The work isn’t done. As my own daughter aged out of our program and started middle school, the challenges confronting her changed. The problems matured along with the grade levels. Her friends started to doubt themselves, and as a result, begin to drop behind in classes they previously loved. And it wasn’t just doubt. There are lots of challenges facing tween and teen girls that, frankly, boys the same age just don't have to deal with. These problems could no longer be addressed by fun, hands-on projects. Skill acquisition isn’t the root of Middle School STEM dropout. Study after study  after study after study show that girls are as good at, if not better than, boys in these fields in school. So how could Renegades expand our reach? How can we help?

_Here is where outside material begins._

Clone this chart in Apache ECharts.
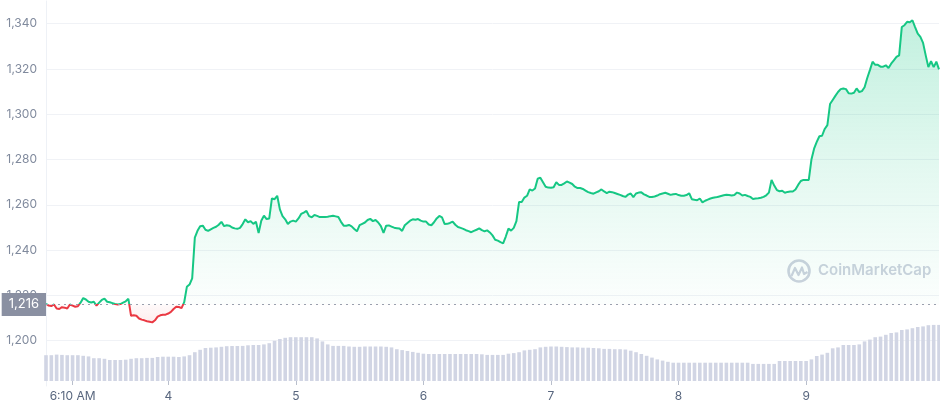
<!DOCTYPE html>
<html><head><meta charset="utf-8">
<script src="https://cdn.jsdelivr.net/npm/echarts@6/dist/echarts.min.js"></script>
<style>html,body{margin:0;padding:0;background:#fff}#c{width:940px;height:408px}</style>
</head><body><div id="c"></div>
<script>
// Half-hourly price (USD), 337 points
const prices = [
1216.3,1215.5,1215.3,1216,1214.2,1214,1214.8,1214.6,1214.2,1216,
1215.5,1215,1215.2,1216.8,1218.8,1218.2,1217.2,1216.9,1217.2,1215.5,
1216.8,1218,1218.6,1217.2,1217,1216.6,1216.2,1216,1216.2,1216.8,
1217.4,1218.5,1211,1211.2,1211,1209.8,1209.3,1209,1208.6,1208.4,
1208.1,1209,1210.6,1211.2,1211.5,1211.5,1212,1212.7,1214,1215,
1214.9,1214.4,1217,1223.8,1224.8,1227.5,1245.5,1248.5,1250.5,1250.8,
1249,1248.5,1249.2,1249.8,1250.3,1251.2,1252.5,1250.6,1251,1250.8,
1250,1249.6,1249.4,1249.8,1251.5,1253.6,1252.3,1252.8,1251.6,1252.5,
1247.5,1253,1255.2,1253.7,1254,1262.8,1262.5,1264,1258,1255,
1253.6,1251.5,1252.6,1253,1252.6,1254,1256,1256.6,1257.3,1255,
1254.5,1255.5,1255.1,1254.6,1254.6,1254.6,1254.7,1255,1255.2,1254.9,
1254.6,1252.5,1250.8,1250.8,1251.1,1250.5,1249.3,1248.3,1251,1251.6,
1252.2,1253.3,1253.8,1252.8,1253.3,1252.2,1250.6,1247.6,1250.8,1250.9,
1250.4,1249.9,1249.7,1249.5,1248.5,1251,1252,1253,1253.6,1253.4,
1253.7,1253,1252.6,1252.6,1251.3,1251,1252.3,1254,1255.1,1254.5,
1251.5,1251.6,1252,1252.6,1251.2,1250.2,1249.8,1249.4,1248.8,1248.4,
1247.9,1248.5,1249,1249.6,1248.8,1248.3,1248.7,1247.8,1246.5,1244.6,
1244.2,1243.5,1243,1246,1249.5,1248.6,1249.8,1252.8,1261.3,1261.2,
1263.2,1264,1266.8,1266.3,1267.2,1271.5,1272,1270,1268,1267.6,
1267.5,1267.8,1270,1268.8,1268.8,1269.5,1270.3,1269.8,1269.2,1268,
1267.4,1267.4,1267,1266.3,1265.6,1265.2,1264.9,1265.5,1266,1266.8,
1265.9,1265.2,1265.8,1265.6,1265.2,1264.8,1264.4,1263.9,1263.5,1264.5,
1265,1263.4,1265,1265.4,1265.5,1264.6,1264.1,1263.5,1263.5,1263.7,
1264.1,1264.7,1265,1265.3,1264.9,1264.4,1264.7,1264.8,1264.3,1264,
1264,1264.3,1265.1,1262.5,1262.2,1262,1262.8,1261.1,1261.8,1262.3,
1262.8,1263.1,1263.3,1263.6,1263.9,1264.2,1264.4,1264.3,1264.1,1264.3,
1265.4,1265,1264.1,1264.4,1263.9,1263.5,1262.6,1262.8,1262.9,1263.1,
1263.5,1264.2,1265.4,1271,1268.5,1266.5,1266,1266.2,1265.3,1265.7,
1265.9,1265.9,1266.8,1268.8,1270.5,1271,1271,1271,1280,1284.8,
1287.8,1290.3,1290.5,1293.5,1295.2,1304.5,1306.3,1308.1,1309.8,1311.1,
1311.4,1311.1,1309.3,1309.1,1309.5,1311.4,1309.8,1310.2,1311.9,1316,
1319.5,1323.2,1321.8,1321.8,1321,1321,1321.6,1320.4,1322.3,1323.8,
1325.3,1326,1338.5,1339.3,1340.8,1340.6,1341.5,1338.5,1335.6,1334.2,
1331.5,1326,1320.8,1323.4,1320.8,1323.2,1319.8
];
// Hourly volume bars (relative units), 169 bars
const volumes = [
43,43,44,43.5,43,43,43,42,41,38,
38,37,35,35,35,35.5,37,38,38,38.5,
38.5,40,40.5,40.5,40.5,40,41,43,48,52,
55,55.5,56,57,58,58.3,58.3,58.5,59.5,60,
60,61,63,67,70,72,73,73,73,73,
73,71,66,61,58.5,58.5,58.5,57.5,57,57,
57.5,57.5,57.5,57.5,57,56,53,51.5,50,48.5,
47,45.5,45,45,45,45,45,45,45,45,
45,45,44.5,43.5,43.5,43.5,43.5,45.5,46.5,48,
51,52,53,56,57,57.5,57.5,57,56.5,56,
56,55.5,55.5,55,54.5,53.5,53.5,53,53,52.5,
50.5,48,45,42,39,36,34,32,30.5,30.5,
30.5,30.5,30.5,30.5,30.5,30.5,30.5,30.5,30.5,30.5,
30.5,30.5,30.5,28.5,28.5,28.5,28.5,28.5,33.3,33.3,
33.3,33.3,33.3,33.3,36,41.7,44,47,54.5,56,
60,60,60,61,66,69,73,74,77,80,
81,85,86,88,90,91,93,93.5,93.5
];
// x tick labels, placed at hourly bar indices
const tickIndex = [5,23,47,71,95,119,143];
const tickLabels = ['6:10 AM','4','5','6','7','8','9'];
const yMin = 1180, yMax = 1350, yStep = 20;
const refPrice = 1216;
const priceCats = prices.map((_, i) => String(i));
const volCats = volumes.map((_, i) => String(i));

const fmt = v => String(v).replace(/\B(?=(\d{3})+(?!\d))/g, ',');
const chart = echarts.init(document.getElementById('c'), null, {renderer:'canvas'});
const wm = '#cdd2de';
chart.setOption({
  animation:false,
  grid:[
    {left:46, right:1, top:1, bottom:22},
    {left:46, right:1, top:321, bottom:27}
  ],
  xAxis:[
    {gridIndex:0, type:'category', data:priceCats, boundaryGap:false, show:false},
    {gridIndex:1, type:'category', data:volCats, boundaryGap:false,
     axisLine:{show:false},
     axisTick:{show:true, length:4, lineStyle:{color:'#b9bfcc'}, interval:(i)=>tickIndex.includes(i)},
     axisLabel:{interval:(i)=>tickIndex.includes(i), formatter:(v)=>tickLabels[tickIndex.indexOf(Number(v))],
       color:'#58667e', fontSize:12, fontFamily:'Inter', margin:9},
     splitLine:{show:false}}
  ],
  yAxis:[
    {gridIndex:0, type:'value', min:yMin, max:yMax, interval:yStep,
     axisLine:{show:true, lineStyle:{color:'#eef1f6'}},
     axisTick:{show:false},
     axisLabel:{showMinLabel:false, showMaxLabel:false, formatter:fmt, color:'#808a9d', fontSize:12, fontFamily:'Inter', margin:9},
     splitLine:{show:true, showMinLine:false, showMaxLine:false, lineStyle:{color:'#f0f2f6', width:1}}},
    {gridIndex:1, type:'value', min:0, max:100, show:false, splitLine:{show:false}}
  ],
  visualMap:{type:'piecewise', show:false, seriesIndex:1, dimension:1,
    pieces:[{gte:1000, lt:refPrice, color:'#ea3943'},{gte:refPrice, lte:1500, color:'#16c784'}]},
  series:[
    {type:'bar', xAxisIndex:1, yAxisIndex:1, data:volumes, barWidth:3.6,
     itemStyle:{color:'#d1d5e4'}, silent:true, z:1},
    {type:'line', xAxisIndex:0, yAxisIndex:0, data:prices, showSymbol:false, symbol:'none',
     lineStyle:{width:2}, z:3,
     areaStyle:{origin:refPrice, color:{type:'linear', x:0, y:0, x2:0, y2:340, global:true,
       colorStops:[
         {offset:0, color:'rgba(22,199,132,0.40)'},
         {offset:0.5, color:'rgba(22,199,132,0.17)'},
         {offset:0.893, color:'rgba(22,199,132,0.02)'},
         {offset:0.895, color:'rgba(234,57,67,0.04)'},
         {offset:1, color:'rgba(234,57,67,0.22)'}
       ]}},
     markLine:{silent:true, symbol:'none',
       lineStyle:{color:'#9aa0ae', type:[2,4], width:1},
       label:{position:'start', distance:0, formatter:()=>fmt(refPrice), color:'#fff',
         backgroundColor:'#8a90a2', padding:[5,7,5,7], fontSize:13, fontFamily:'Inter'},
       data:[{yAxis:refPrice}]}}
  ],
  graphic:[
    {type:'circle', shape:{cx:799, cy:271, r:10.5}, style:{fill:'none', stroke:wm, lineWidth:2.6}, z:2},
    {type:'polyline', shape:{points:[[791.5,276],[795,268],[798.5,275],[802,267.5],[804,274],[807.5,272]]},
     style:{stroke:wm, lineWidth:2.2, fill:'none', lineJoin:'round'}, z:2},
    {type:'text', x:818, y:263, style:{text:'CoinMarketCap', font:'600 15px Inter', fill:wm}, z:2}
  ]
});
</script></body></html>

A strengths-based opportunity

Statistically speaking, 8-12 year old girls read voraciously! It’s, statistically, one of their strongest skill sets, and some researchers theorize that might ironically be a reason they don't pursue STEM fields. What a great opportunity to encourage them to continue their love of science and engineering! However, STEM-based fiction for this age seems to be mostly books about secret schools, geniuses, and magical powers. Genius super witches attending secret spy schools are fun, but are the characters truly identifiable? Can the reader say "if she can do it, I can too"? Especially at a time when girls' self-esteem is most vulnerable? When girls are judged more for their appearance than anything else and they start questioning their own abilities more than ever before? When young girls are most likely to say "I haven't gotten an invitation to a secret school, so I guess I can't do what she's doing"?

 

What if I could use girls' statistically strong reading skills to help them, and convert the most loved and engaging of the curricula I’ve written into fiction books, I wondered? What if these books starred REALISTIC characters who face real world doubts and challenges? Who go on plausible adventures? What if I could make it fun while still keeping the content appropriate for a wider range of kids? Like the Babysitters Club with engineering instead of babies?

 

Thus was born The Renegade Girls Tinkering Club series.

One Renegade solution

Readers join Wren, Amber, Ivy, Kaminia, and Trixie as they tinker their way into and out of trouble. Each book features an exciting adventure with problems faced and solved by girls just like them, in addition to a curriculum's-worth of build-able projects. Readers can make the inventions along with the Renegades following the illustrated, comic style guides and the more in-depth instructions contained within the stories themselves!


Each book introduces the reader to amazing renegade women from history, steps them through the various processes and methods used by STEM professionals to problem-solve when faced with an overwhelming question, and deals with some of the many problems facing girls today trying to maintain their love of STEM as they struggle with middle school challenges.